Friday, November 02, 2007

The Emperor Ming-huang's Journey to Shu

The five traditional colours in China are white, black, red, yellow and blue-green. These correspond to metal, water, fire, earth and wood. The blue-green colour, qīng (), is discussed in a footnote to John Minford's translation of the Pu Songling story 'The Snake Charmer'. Minford says that qīng is defined in dictionaries as "the colour of nature, a dark neutral tint, green, bluish-green, greenish-blue, blue, grey, black etc... when used of bamboo, hemp, peas, plums, moss, grass, olives, dragons, flies and tea, it is green; of the sky, the collar, orchids and porcelain, it is blue; of oxen and foxes, horses, cloth and hair, it is black." The word qīng is used to describe the moss in Wang Wei's poem 'Deer Park.'

The painter Li Zhaodao (Li Chao-tao) was a contemporary of Wang Wei in early eighth century China. He was one of the originators of the qinglu (blue and green) style of landscape painting, which the JAANUS site describes as 'heavily colored with mineral pigments, especially blue azurite *gunjou 群青 and green malachite *rokushou 緑青' and 'which pays much attention to realistic detail rather than seeking to create an atmospheric impression.' Perhaps the most famous Tang dynasty blue and green landscape is The Emperor Ming-huang's Journey to Shu, a copy of a composition sometimes attributed to Li Zhaodao.

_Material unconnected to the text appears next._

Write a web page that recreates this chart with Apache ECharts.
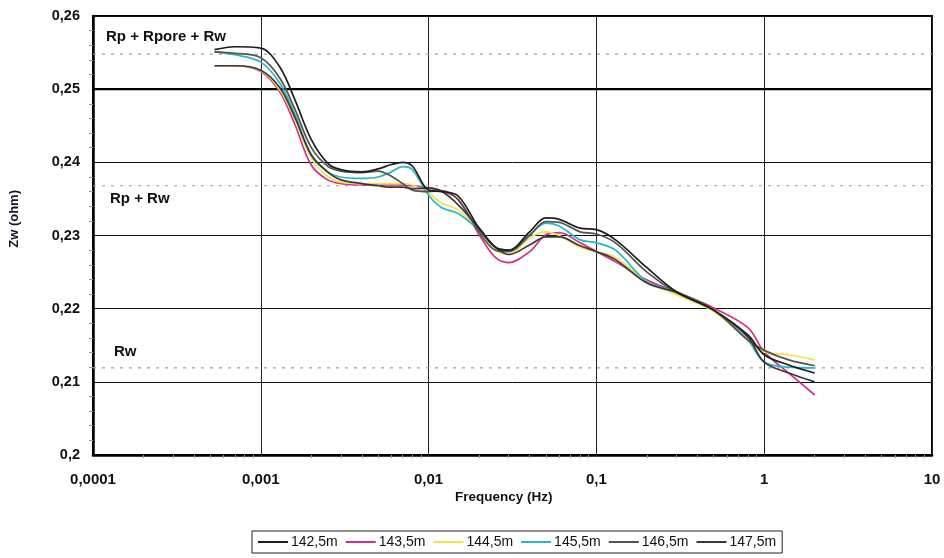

The Emperor Ming-huang's Journey to Shu (copy) attributed to Li Zhaodao
Source: Wikimedia Commons


Nathan said...

I just found your blog and it is really my niche - I wish I had found it awhile ago. I'm mostly a landscape painter/artist and your intellectualism of the subject is intriguing. Keep it up.

Plinius said...

Thanks Nathan - it's kind of a habit now so I guess I will keep going! I like the pictures on your site.